Problem to work on »
State the number of lines where "this" appears. Add nothing else.

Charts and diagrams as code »
※
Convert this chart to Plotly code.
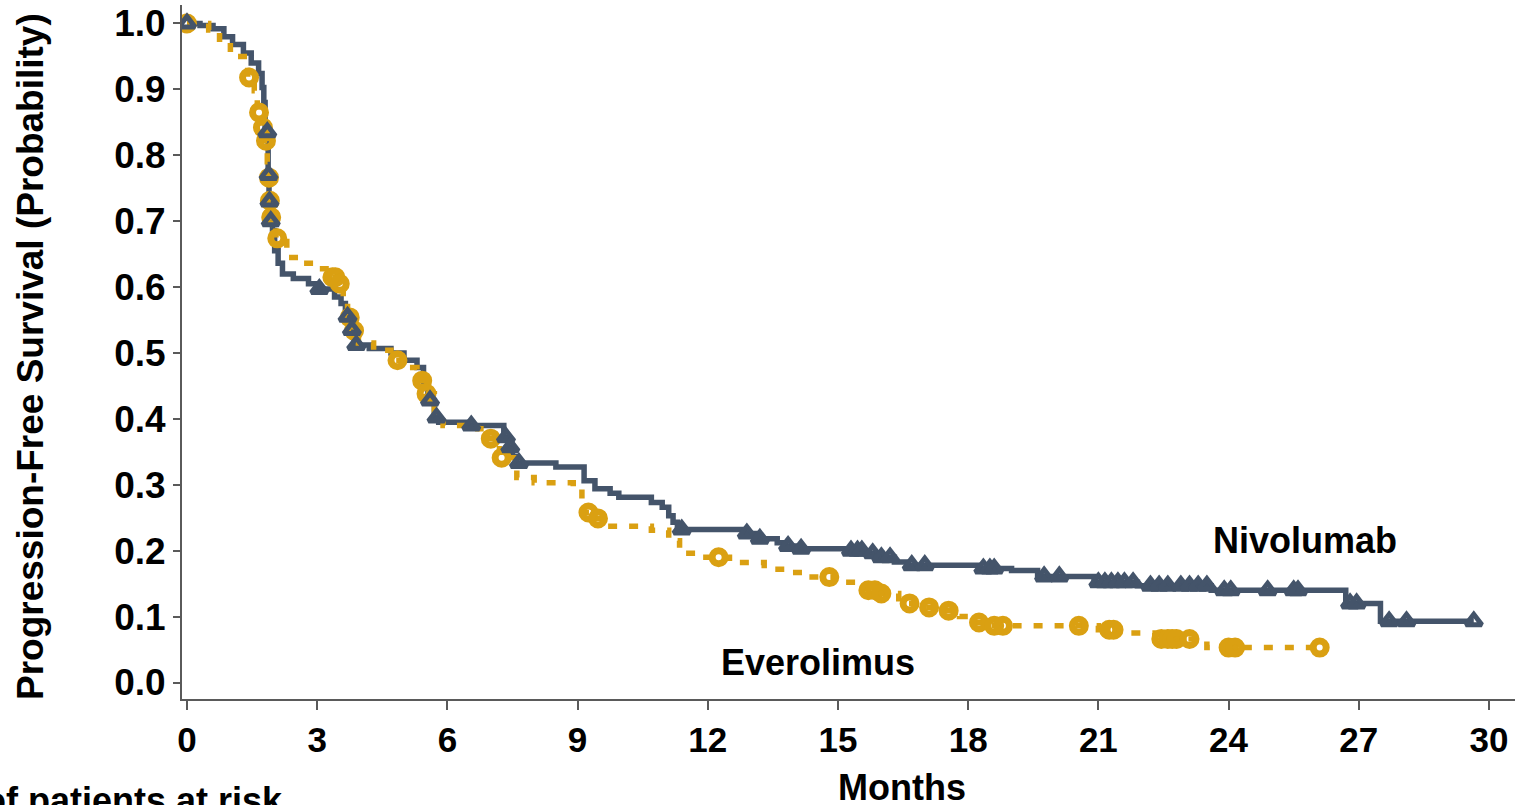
import numpy as np
import plotly.graph_objects as go

# Kaplan-Meier estimates: month at which each step occurs, survival after the step
niv_time = [0, 0.3, 0.6, 0.85, 1.05, 1.3, 1.48, 1.65, 1.73, 1.77, 1.8, 1.87, 1.89, 1.92,
            1.97, 2.02, 2.1, 2.2, 2.45, 2.8, 3.0, 3.4, 3.55, 3.65, 3.75, 3.85, 4.2, 4.7,
            5.0, 5.3, 5.45, 5.55, 5.7, 5.8, 6.5, 7.3, 7.4, 7.5, 7.6, 8.5, 9.15, 9.4, 9.75,
            9.95, 10.7, 10.95, 11.1, 11.2, 11.3, 12.85, 13.1, 13.6, 13.8, 14.0, 15.2, 15.6,
            16.0, 16.3, 16.6, 18.25, 19.0, 19.6, 20.9, 21.9, 23.6, 26.7, 27.5]
niv_surv = [1.0, 0.997, 0.992, 0.98, 0.968, 0.955, 0.94, 0.924, 0.903, 0.88, 0.835, 0.77,
            0.73, 0.70, 0.686, 0.655, 0.636, 0.62, 0.613, 0.605, 0.597, 0.585, 0.575, 0.555,
            0.535, 0.512, 0.507, 0.5, 0.489, 0.478, 0.448, 0.428, 0.402, 0.395, 0.39, 0.372,
            0.357, 0.343, 0.333, 0.327, 0.306, 0.294, 0.287, 0.281, 0.273, 0.266, 0.253,
            0.243, 0.232, 0.226, 0.218, 0.212, 0.207, 0.203, 0.2, 0.196, 0.19, 0.183, 0.178,
            0.173, 0.17, 0.161, 0.152, 0.147, 0.14, 0.12, 0.093]
niv_censor = [0, 1.85, 1.88, 1.9, 1.93, 3.05, 3.7, 3.8, 3.9, 5.6, 5.75, 6.55, 7.35, 7.45,
              7.65, 11.4, 12.9, 13.2, 13.85, 14.15, 15.3, 15.45, 15.55, 15.8, 16.0, 16.2,
              16.7, 17.0, 18.35, 18.5, 18.6, 19.75, 20.1, 21.0, 21.15, 21.3, 21.45, 21.6,
              21.8, 22.2, 22.4, 22.6, 22.9, 23.1, 23.3, 23.5, 23.9, 24.05, 24.9, 25.5,
              25.6, 26.8, 26.95, 27.7, 28.1, 29.65]

eve_time = [0, 0.5, 0.75, 1.0, 1.4, 1.55, 1.62, 1.72, 1.8, 1.85, 1.88, 1.9, 1.93, 2.05,
            2.3, 2.6, 3.0, 3.3, 3.5, 3.6, 3.7, 3.8, 3.95, 4.3, 4.7, 5.0, 5.3, 5.4, 5.5,
            5.7, 5.9, 6.7, 6.95, 7.2, 7.6, 8.0, 8.9, 9.1, 9.4, 9.6, 10.7, 11.1, 11.35,
            11.8, 12.5, 13.3, 13.8, 14.3, 14.9, 15.5, 15.7, 15.9, 16.4, 16.6, 16.9, 17.3,
            17.8, 18.1, 18.4, 21.0, 21.7, 22.3, 23.5]
eve_surv = [1.0, 0.99, 0.972, 0.95, 0.918, 0.898, 0.865, 0.842, 0.822, 0.79, 0.766, 0.731,
            0.706, 0.674, 0.645, 0.636, 0.628, 0.615, 0.605, 0.58, 0.554, 0.534, 0.515,
            0.504, 0.489, 0.478, 0.468, 0.458, 0.438, 0.41, 0.39, 0.385, 0.37, 0.341,
            0.311, 0.303, 0.294, 0.258, 0.249, 0.237, 0.231, 0.215, 0.196, 0.19, 0.182,
            0.172, 0.167, 0.16, 0.152, 0.145, 0.14, 0.135, 0.127, 0.12, 0.114, 0.109, 0.1,
            0.091, 0.086, 0.08, 0.075, 0.066, 0.053]
eve_censor = [0, 1.43, 1.66, 1.75, 1.82, 1.89, 1.91, 1.94, 2.08, 3.35, 3.42, 3.52, 3.75,
              3.85, 4.85, 5.42, 5.52, 7.0, 7.25, 9.25, 9.47, 12.25, 14.8, 15.7, 15.85,
              16.0, 16.65, 17.1, 17.55, 18.25, 18.6, 18.8, 20.55, 21.25, 21.35, 22.45,
              22.6, 22.7, 22.8, 23.1, 24.0, 24.15, 26.1]

x_tickvals = [0, 3, 6, 9, 12, 15, 18, 21, 24, 27, 30]
y_tickvals = [0.0, 0.1, 0.2, 0.3, 0.4, 0.5, 0.6, 0.7, 0.8, 0.9, 1.0]
y_ticktext = ["0.0", "0.1", "0.2", "0.3", "0.4", "0.5", "0.6", "0.7", "0.8", "0.9", "1.0"]

NIV_COLOR = "#44546A"
EVE_COLOR = "#DAA012"
FONT = "Liberation Sans, Arial, sans-serif"

W, H = 1515, 805
M_L, M_R, M_T, M_B = 182, 0, 5, 106
X_RANGE = [-0.115, 30.6]
Y_RANGE = [-0.025, 1.028]


def surv_at(times, surv, t):
    """Value of the step function at time t."""
    idx = np.searchsorted(np.asarray(times), t, side="right") - 1
    return surv[idx]


def step_line(times, surv, censor):
    """Extend the curve to the last follow-up time."""
    end = max(censor)
    return list(times) + [end], list(surv) + [surv[-1]]


def px_to_paper(px_x, px_y):
    pw = W - M_L - M_R
    ph = H - M_T - M_B
    return (px_x - M_L) / pw, (H - M_B - px_y) / ph


fig = go.Figure()

nx, ny = step_line(niv_time, niv_surv, niv_censor)
ex, ey = step_line(eve_time, eve_surv, eve_censor)

fig.add_trace(go.Scatter(x=nx, y=ny, mode="lines", line_shape="hv",
                         line=dict(color=NIV_COLOR, width=5.5), name="Nivolumab",
                         showlegend=False, hoverinfo="skip"))
fig.add_trace(go.Scatter(x=ex, y=ey, mode="lines", line_shape="hv",
                         line=dict(color=EVE_COLOR, width=5.5, dash="9px,12px"),
                         name="Everolimus", showlegend=False, hoverinfo="skip"))

fig.add_trace(go.Scatter(x=eve_censor, y=[surv_at(eve_time, eve_surv, t) for t in eve_censor],
                         mode="markers",
                         marker=dict(symbol="circle-open", size=13, color=EVE_COLOR,
                                     line=dict(color=EVE_COLOR, width=7)),
                         showlegend=False, hoverinfo="skip"))
fig.add_trace(go.Scatter(x=niv_censor, y=[surv_at(niv_time, niv_surv, t) for t in niv_censor],
                         mode="markers",
                         marker=dict(symbol="triangle-up-open", size=14, color=NIV_COLOR,
                                     line=dict(color=NIV_COLOR, width=5)),
                         showlegend=False, hoverinfo="skip"))

axis_common = dict(showgrid=False, zeroline=False, showline=True, linecolor="#5a5a5a",
                   linewidth=2, ticks="outside", tickcolor="#5a5a5a", tickwidth=2)

fig.update_xaxes(range=X_RANGE, tickvals=x_tickvals, ticklen=9,
                 tickfont=dict(family=FONT, size=35, color="black", weight="bold"),
                 **axis_common)
fig.update_yaxes(range=Y_RANGE, tickvals=y_tickvals, ticktext=y_ticktext, ticklen=7,
                 tickfont=dict(family=FONT, size=37, color="black", weight="bold"),
                 **axis_common)

annotations = []


def add_text(text, px_x, px_y, size=36, angle=0, xanchor="center"):
    ax, ay = px_to_paper(px_x, px_y)
    annotations.append(dict(text=text, x=ax, y=ay, xref="paper", yref="paper",
                            showarrow=False, xanchor=xanchor, yanchor="middle",
                            textangle=angle,
                            font=dict(family=FONT, size=size, color="black", weight="bold")))


add_text("Nivolumab", 1305, 540)
add_text("Everolimus", 818, 662)
add_text("Months", 902, 787)
add_text("Progression-Free Survival (Probability)", 30, 357, size=37, angle=-90)
add_text("No. of patients at risk", 285, 801, xanchor="right")

fig.update_layout(width=W, height=H, margin=dict(l=M_L, r=M_R, t=M_T, b=M_B),
                  plot_bgcolor="white", paper_bgcolor="white",
                  annotations=annotations)

fig.write_html("out.html")
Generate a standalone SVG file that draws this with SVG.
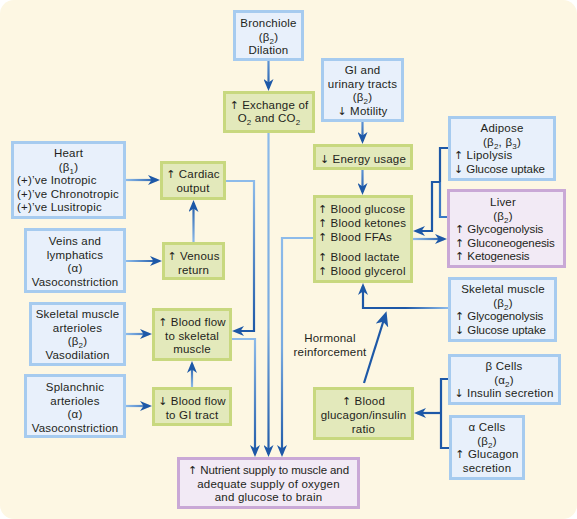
※
Solution to the exercise »
2